6 Giugno 1861 – Muore Cavour
Cavour è forse lo statista italiano di più spiccata levatura europea del diciannovesimo secolo.
Già deputato, assunse plurimi incarichi in ministeri di punta e divenne presidente del consiglio quattro volte sin dal 1852. Si distinse come esponente risorgimentale, artefice e stratega diplomatico dell’impresa garibaldina e della proclamazione dell’unità di Italia. Fu un fervido sostenitore della progettualità italiana unitaria sotto il controllo monarchico sabaudo e di alcune tra le più pervasive mutazioni strutturali del Regno di Sardegna nel Regno d’Italia. Caldeggiò operosamente l’ascesa di Vittorio Emanuele II, proclamato Re d’Italia nel 1861. Profuse il suo impegno anche nelle trattative volte ad equilibrare i rapporti con la Chiesa, non riuscendo però a vederne la concretizzazione perché morì il 6 giugno del 1861, nel momento di più acclarato potere e successo personale.

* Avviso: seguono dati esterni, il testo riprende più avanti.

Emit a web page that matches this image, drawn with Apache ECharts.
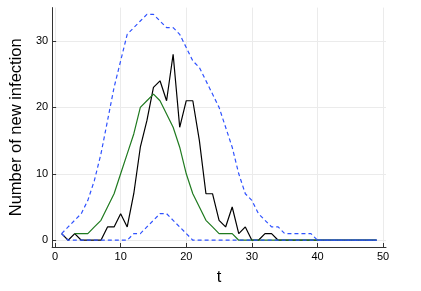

Essendo di nobile ascendenza, Cavour viene in giovane età destinato alla carriera militare, ma fu radiato per la sua incapacità di osservare il rigore ortodosso degli ambienti consacrati alle armi. Si dedicò quindi all’amministrazione del patrimonio di famiglia, cooperando alle iniziative dei movimenti riformatori subalpini. Iniziò il percorso di pubblicista per la Bibliothèque universelle, la Revue nouvelle e l ‘Antologia Italiana di Torino, per poi fondare il giornale moderato “Il Risorgimento”, che segnò il suo debutto politico. Dopo le Cinque giornate di Milano iniziò ad esternare le sue posizioni politiche sul versante domestico nonché esterno. Celebri restarono i pensieri espressi nel famigerato articolo, L’ora suprema della monarchia sabauda, con cui incitava Carlo Alberto a soccorrere Milano e prenderne le redini. A suo dire: “L’ora suprema per la monarchia sarda è suonata, l’ora delle forti deliberazioni, l’ora dalla quale dipendono i fati degl’imperi, le sortì dei popoli. In cospetto degli avvenimenti di Lombardia e di Vienna, l’esitazione, il dubbio, gl’indugi non sono più possibili; essi sarebbero la più funesta delle politiche. Uomini noi di mente fredda, usi ad ascoltare assai più i dettami della ragione che non gl’impulsi del cuore, dopo di avete attentamente ponderata ogni nostra parola, dobbiamo in coscienza dichiararlo: una sola via è aperta per la nazione, pel governo, pel re. La guerra!”
Il lascito di questo gigante a cui si attribuisce la paternità unitaria esorbita dai singoli successi politici raggiunti nel corso del costante impegno profuso attraverso le cariche assunte, che gli consentirono di consegnarsi alla storia come statista illuminato. Tra le tante operazioni di pregio precedenti alla proclamazione del Regno e alle guerre d’Indipendenza si rammentano anche la partecipazione alla guerra di Crimea e l’alleanza suggellata con Napoleone III.
Lo ricordiamo come straordinario pensatore liberale e appassionato di economia politica, si dedica con passione a problemi teorici e metodologici di questa disciplina, scorgendone l’importanza crinale per le questioni di sua competenza. Sostenne infatti che “Non è più tempo di matematiche; bisogna occuparsi di economia politica”.
Tra le sue tante opere sempre rivolte a questioni di politica interna e internazionale, ricordiamo De la valeur, in cui disquisisce di tematiche economiche legate al lavoro, Scritti inediti e rari e Des chemins de fer en Italie.